[begin PROVIDED RECORDS]
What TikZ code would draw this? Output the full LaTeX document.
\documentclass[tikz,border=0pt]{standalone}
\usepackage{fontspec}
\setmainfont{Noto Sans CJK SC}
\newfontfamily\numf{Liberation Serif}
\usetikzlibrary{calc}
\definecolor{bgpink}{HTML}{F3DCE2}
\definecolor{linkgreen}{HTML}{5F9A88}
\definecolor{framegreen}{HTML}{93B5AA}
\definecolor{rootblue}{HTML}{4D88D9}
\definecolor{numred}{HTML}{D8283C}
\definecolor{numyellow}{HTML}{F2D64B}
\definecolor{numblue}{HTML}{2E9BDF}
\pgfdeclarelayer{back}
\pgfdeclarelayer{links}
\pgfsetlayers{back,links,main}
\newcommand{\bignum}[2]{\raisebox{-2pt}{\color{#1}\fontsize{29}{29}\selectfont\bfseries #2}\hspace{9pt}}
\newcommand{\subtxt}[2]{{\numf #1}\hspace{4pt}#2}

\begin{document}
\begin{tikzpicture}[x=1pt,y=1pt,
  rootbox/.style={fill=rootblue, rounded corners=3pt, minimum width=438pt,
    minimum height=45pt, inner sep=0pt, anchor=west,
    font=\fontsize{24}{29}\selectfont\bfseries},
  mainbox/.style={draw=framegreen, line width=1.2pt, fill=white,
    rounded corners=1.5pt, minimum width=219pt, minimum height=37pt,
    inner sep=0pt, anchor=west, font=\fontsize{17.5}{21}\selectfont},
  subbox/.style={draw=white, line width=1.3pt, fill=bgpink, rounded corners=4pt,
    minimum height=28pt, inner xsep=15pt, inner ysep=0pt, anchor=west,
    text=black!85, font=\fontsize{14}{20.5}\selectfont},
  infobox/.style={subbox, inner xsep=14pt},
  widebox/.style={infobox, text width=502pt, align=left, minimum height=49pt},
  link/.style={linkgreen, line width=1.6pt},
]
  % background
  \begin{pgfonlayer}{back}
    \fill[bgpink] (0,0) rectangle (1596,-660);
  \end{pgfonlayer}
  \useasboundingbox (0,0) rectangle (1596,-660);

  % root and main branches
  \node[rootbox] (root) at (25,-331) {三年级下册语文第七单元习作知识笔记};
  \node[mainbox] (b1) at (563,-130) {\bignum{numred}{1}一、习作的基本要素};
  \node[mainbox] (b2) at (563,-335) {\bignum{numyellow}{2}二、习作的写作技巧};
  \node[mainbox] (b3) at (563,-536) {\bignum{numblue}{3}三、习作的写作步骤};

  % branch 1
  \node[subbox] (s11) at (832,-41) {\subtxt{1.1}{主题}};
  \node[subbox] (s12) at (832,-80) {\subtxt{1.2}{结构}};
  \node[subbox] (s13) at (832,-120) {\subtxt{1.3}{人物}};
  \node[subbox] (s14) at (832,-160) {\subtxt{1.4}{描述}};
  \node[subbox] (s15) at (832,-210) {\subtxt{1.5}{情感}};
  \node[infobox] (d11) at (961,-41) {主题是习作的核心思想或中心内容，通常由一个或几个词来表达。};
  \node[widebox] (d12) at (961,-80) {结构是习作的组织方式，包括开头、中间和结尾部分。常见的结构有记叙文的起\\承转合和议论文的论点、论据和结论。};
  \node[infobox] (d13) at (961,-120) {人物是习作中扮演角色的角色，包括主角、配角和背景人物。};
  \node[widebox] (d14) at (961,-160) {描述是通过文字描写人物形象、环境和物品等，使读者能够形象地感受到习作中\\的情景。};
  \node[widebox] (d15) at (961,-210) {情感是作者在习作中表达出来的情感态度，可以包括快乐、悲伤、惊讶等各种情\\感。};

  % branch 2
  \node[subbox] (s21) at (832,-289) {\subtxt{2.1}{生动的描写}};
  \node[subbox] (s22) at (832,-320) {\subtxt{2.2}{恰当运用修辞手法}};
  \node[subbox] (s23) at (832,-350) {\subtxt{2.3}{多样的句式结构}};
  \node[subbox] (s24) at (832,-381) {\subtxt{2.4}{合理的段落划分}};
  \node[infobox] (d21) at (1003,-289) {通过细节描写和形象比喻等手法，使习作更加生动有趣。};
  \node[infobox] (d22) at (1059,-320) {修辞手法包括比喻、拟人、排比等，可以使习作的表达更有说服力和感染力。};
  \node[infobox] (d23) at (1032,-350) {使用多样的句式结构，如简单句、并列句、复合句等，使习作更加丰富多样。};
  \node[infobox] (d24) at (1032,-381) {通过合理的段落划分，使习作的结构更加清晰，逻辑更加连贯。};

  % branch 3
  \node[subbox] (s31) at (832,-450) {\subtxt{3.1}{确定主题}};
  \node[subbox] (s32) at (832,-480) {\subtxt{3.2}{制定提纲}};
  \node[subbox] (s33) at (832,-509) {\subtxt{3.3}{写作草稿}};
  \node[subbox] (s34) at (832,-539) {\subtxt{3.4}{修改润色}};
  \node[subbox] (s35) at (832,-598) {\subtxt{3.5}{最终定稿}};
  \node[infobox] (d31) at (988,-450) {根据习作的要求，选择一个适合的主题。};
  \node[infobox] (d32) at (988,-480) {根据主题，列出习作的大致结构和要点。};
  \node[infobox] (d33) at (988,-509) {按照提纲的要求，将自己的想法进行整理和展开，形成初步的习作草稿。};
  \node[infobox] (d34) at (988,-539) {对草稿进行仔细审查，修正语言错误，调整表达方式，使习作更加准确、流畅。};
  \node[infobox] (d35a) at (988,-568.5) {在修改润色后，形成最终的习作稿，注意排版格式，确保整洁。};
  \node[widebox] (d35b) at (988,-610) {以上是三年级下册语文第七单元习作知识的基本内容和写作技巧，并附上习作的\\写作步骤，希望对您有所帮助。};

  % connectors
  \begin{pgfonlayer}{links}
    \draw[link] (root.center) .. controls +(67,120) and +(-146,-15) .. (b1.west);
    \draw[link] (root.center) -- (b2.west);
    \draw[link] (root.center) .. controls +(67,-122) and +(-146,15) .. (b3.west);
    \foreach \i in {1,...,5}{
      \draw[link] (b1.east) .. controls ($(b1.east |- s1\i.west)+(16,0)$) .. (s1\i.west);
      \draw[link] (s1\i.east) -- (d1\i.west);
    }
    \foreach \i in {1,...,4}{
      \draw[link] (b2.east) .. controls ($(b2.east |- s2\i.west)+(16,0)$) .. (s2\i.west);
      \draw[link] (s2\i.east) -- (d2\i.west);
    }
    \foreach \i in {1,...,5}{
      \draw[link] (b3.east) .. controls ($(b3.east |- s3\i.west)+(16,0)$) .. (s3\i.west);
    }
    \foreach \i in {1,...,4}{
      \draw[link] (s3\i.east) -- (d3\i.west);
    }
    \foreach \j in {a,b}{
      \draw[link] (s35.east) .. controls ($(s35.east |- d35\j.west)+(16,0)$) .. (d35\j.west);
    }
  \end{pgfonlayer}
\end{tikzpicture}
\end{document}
[end PROVIDED RECORDS]
[begin PROVIDED RECORDS]
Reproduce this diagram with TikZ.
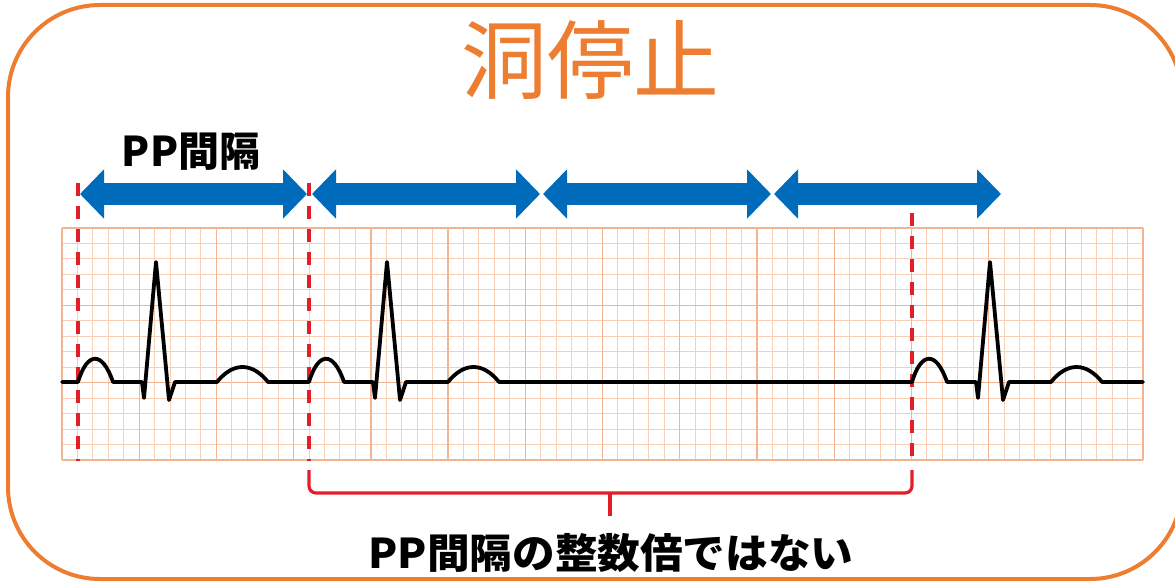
[end PROVIDED RECORDS]
_TASK DETAILS_
Examine the records and pull out every line where the string "this" occurs.

_WRITTEN RESPONSE_
What TikZ code would draw this? Output the full LaTeX document.
Reproduce this diagram with TikZ.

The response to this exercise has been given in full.